Eric: That’s probably just ‘cause I get bored of—
Guy: White T-shirts and jeans?
Eric: Yeah, or any one thing. I try to switch it around. I like variety. So sometimes it’s a white T-shirt and khakis, then next thing you know, I’m wearing a pink and teal striped sweater.
Guy: What impresses me about Eric is that he does what he likes, not what someone else is going to think is cool or good. That’s what I’ve always liked about him. I think he’s done that on the board and off the board. He’s fearless.
Do you look at fashion differently as a designer or curator, versus as a consumer?
Eric: I’ve never really stepped back and thought about it like that, but yeah, I do. There are certain things that we’d want to create from a consumer standpoint, but it may not be something that I’m interested in from fashion standpoint. There could be something crazy out there fashion-wise that I can look at and appreciate, like some weird runway show stuff, but I wouldn’t necessarily try to make that for our brand. So, there are a few different ways I look at those sorts of things.
How do you decide who to collaborate with for Numbers?
Eric: There’s a lot of creative people that we’re connected to just from years of being around. And there are a lot of people that we’re very interested in working with. Right now, we’re working on how and when to roll out our collaborations. These will be called our Editions.

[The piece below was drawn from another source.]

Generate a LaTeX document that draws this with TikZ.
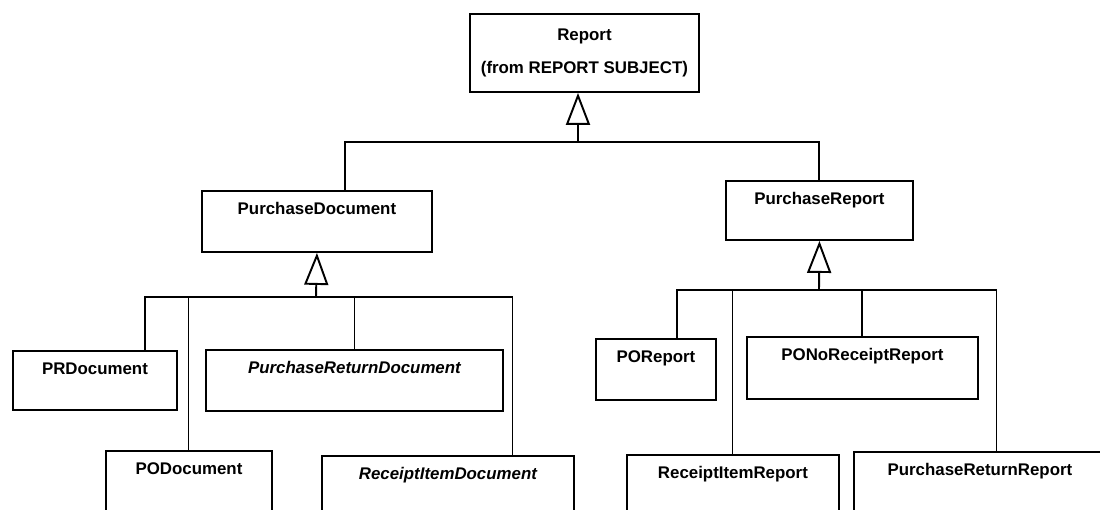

Guy: We collaborate with people who actually have inspired us, and who still inspire us today. Some of the main collaborators we’ll be working with really closely are all of the shops that have supported us throughout the years. Me and Eric have been around for a long time, and a lot of people have supported everything we’ve gotten involved with. I think it’s time to pay it forward and reach out to them. There’s a lot of shops out there that are hurting, so we definitely want to support them and bring eyes to them. A lot of our brand identity is about supporting your local shops. That’s a brand necessity for us.